-- Start of RECORDED INFORMATION --
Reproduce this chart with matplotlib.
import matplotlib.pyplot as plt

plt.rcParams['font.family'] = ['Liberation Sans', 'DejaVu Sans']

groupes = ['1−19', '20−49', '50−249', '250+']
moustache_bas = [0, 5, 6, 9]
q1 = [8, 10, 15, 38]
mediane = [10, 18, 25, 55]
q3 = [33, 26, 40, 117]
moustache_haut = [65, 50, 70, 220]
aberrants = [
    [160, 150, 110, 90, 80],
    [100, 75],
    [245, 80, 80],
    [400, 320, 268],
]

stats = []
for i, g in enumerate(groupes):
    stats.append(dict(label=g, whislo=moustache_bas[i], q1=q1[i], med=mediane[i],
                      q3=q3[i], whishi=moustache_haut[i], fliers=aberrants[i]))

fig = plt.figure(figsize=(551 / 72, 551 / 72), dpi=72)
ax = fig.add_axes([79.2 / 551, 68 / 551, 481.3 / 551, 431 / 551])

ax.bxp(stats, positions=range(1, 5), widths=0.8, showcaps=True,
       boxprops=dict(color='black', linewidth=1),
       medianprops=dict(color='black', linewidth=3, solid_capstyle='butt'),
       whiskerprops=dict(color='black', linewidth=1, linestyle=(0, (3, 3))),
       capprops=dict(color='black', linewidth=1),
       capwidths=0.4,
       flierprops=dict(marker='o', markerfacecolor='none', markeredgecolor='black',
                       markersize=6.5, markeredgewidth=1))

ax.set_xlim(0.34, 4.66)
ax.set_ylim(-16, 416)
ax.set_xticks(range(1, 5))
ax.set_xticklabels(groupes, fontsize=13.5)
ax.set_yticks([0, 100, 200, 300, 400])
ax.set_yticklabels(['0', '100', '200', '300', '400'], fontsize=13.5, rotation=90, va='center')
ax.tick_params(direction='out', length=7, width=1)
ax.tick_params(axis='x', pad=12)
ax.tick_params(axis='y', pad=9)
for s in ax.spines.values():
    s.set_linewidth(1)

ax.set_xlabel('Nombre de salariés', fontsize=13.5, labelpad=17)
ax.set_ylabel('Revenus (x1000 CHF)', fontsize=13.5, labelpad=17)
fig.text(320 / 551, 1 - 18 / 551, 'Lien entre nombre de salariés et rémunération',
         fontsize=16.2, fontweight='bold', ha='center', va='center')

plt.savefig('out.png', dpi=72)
-- End of RECORDED INFORMATION --
-- Start of RECORDED INFORMATION --
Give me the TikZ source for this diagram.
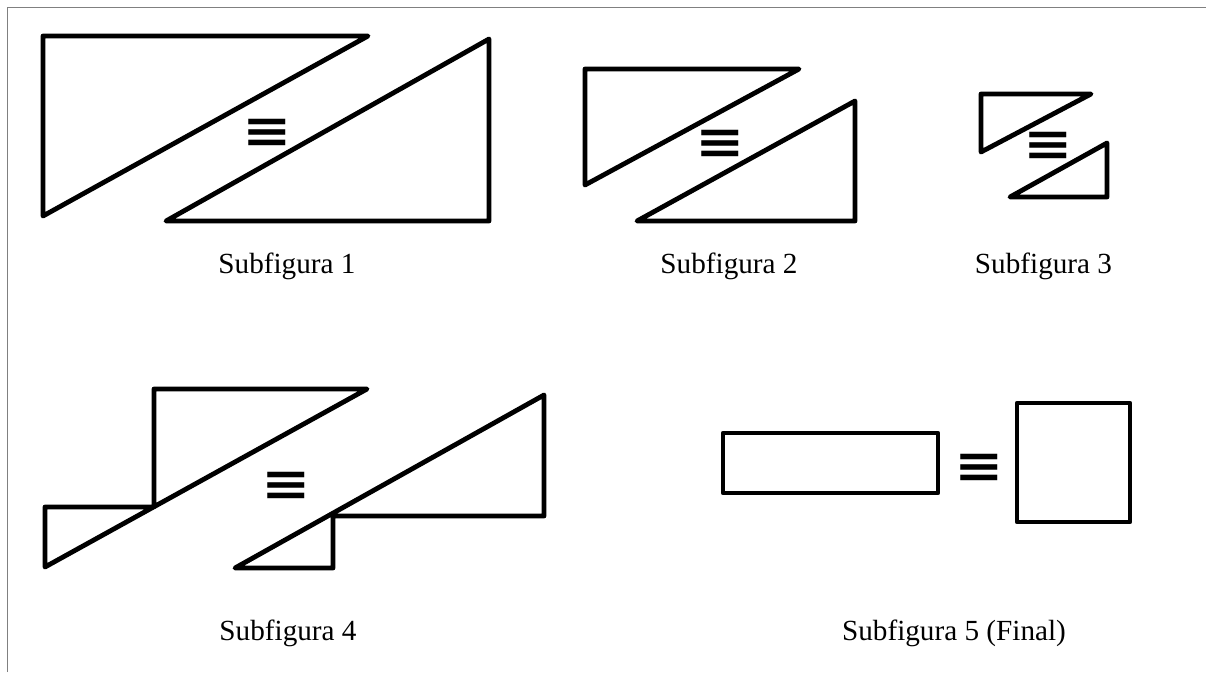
-- End of RECORDED INFORMATION --
-- Start of RECORDED INFORMATION --
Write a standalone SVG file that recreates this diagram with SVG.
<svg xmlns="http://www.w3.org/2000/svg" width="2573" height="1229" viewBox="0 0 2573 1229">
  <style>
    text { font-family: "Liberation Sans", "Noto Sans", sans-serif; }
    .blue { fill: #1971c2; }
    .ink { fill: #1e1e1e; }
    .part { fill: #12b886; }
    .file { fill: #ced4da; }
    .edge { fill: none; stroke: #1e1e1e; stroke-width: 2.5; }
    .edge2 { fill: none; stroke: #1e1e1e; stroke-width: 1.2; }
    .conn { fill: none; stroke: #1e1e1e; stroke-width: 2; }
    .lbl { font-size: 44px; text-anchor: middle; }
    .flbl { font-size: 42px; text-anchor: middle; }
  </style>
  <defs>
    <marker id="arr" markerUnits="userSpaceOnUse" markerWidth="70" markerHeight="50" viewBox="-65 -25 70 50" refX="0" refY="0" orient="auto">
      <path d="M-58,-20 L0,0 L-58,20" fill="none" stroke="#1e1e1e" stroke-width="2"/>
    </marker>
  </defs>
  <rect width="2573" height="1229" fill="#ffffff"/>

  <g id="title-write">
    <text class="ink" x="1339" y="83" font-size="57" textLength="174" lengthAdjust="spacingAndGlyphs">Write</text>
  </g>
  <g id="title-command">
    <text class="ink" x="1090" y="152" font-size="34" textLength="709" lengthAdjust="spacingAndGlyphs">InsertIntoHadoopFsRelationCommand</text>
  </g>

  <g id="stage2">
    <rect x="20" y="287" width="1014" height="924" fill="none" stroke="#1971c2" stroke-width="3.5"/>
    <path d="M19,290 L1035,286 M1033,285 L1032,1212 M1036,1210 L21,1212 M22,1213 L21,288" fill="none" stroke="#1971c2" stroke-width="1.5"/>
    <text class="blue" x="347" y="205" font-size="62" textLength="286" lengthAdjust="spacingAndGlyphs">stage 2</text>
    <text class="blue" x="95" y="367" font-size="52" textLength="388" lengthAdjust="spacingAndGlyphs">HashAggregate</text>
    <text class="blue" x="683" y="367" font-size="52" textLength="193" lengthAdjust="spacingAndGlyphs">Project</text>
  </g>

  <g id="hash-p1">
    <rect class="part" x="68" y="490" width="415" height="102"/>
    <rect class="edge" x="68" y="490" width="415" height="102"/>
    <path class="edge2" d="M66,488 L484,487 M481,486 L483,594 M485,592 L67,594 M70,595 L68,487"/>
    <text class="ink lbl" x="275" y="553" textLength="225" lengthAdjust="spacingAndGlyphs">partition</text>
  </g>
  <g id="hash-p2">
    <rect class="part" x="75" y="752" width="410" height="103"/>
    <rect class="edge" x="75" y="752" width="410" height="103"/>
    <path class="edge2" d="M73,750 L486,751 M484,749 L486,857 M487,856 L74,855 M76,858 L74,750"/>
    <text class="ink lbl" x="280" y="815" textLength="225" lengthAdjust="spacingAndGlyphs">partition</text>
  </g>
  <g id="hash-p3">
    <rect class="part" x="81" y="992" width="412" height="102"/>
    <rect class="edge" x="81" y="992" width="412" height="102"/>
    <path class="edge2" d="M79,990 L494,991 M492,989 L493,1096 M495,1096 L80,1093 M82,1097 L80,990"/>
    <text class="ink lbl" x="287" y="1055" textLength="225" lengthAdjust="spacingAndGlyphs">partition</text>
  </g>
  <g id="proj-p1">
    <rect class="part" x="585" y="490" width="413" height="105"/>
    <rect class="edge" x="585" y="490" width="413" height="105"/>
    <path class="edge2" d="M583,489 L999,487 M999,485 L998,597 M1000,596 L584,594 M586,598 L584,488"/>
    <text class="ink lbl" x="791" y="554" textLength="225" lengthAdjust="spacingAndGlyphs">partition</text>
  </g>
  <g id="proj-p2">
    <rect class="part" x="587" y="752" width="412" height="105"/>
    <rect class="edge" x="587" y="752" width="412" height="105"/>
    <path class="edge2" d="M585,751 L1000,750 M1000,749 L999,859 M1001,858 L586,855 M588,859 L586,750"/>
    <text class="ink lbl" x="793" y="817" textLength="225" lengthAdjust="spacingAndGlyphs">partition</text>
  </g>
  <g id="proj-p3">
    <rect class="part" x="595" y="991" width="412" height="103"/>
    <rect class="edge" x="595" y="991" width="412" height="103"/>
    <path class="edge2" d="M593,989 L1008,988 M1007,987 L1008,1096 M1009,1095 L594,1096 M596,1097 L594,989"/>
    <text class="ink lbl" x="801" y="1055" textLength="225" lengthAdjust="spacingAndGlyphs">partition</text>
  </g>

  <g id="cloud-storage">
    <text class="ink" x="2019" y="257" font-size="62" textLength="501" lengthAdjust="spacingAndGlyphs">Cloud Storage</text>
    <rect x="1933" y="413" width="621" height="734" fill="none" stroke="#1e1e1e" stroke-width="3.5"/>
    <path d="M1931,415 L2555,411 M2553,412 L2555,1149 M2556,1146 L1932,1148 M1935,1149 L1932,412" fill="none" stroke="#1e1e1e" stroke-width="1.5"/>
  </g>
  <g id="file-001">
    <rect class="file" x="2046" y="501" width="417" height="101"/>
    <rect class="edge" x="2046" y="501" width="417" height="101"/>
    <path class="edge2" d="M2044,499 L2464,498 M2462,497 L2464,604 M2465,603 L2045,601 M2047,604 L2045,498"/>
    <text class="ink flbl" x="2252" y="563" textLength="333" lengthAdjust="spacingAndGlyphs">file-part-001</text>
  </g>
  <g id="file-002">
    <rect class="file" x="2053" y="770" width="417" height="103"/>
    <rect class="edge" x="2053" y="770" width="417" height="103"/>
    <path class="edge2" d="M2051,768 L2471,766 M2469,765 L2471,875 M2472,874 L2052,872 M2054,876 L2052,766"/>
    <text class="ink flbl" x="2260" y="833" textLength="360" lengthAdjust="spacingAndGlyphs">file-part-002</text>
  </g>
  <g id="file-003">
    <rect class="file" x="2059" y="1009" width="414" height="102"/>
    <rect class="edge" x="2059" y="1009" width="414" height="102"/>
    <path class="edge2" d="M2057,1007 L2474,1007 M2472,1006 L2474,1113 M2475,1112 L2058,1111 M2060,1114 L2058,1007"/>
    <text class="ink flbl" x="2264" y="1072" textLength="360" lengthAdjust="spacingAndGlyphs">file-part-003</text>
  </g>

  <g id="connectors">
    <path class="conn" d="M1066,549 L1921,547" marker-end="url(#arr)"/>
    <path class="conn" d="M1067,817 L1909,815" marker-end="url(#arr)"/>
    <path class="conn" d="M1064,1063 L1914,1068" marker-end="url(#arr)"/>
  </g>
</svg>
-- End of RECORDED INFORMATION --
-- REQUIRED WORK --
Pick out all lines containing the string "diagram".

-- RESULT OF THIS TASK --
Give me the TikZ source for this diagram.
Write a standalone SVG file that recreates this diagram with SVG.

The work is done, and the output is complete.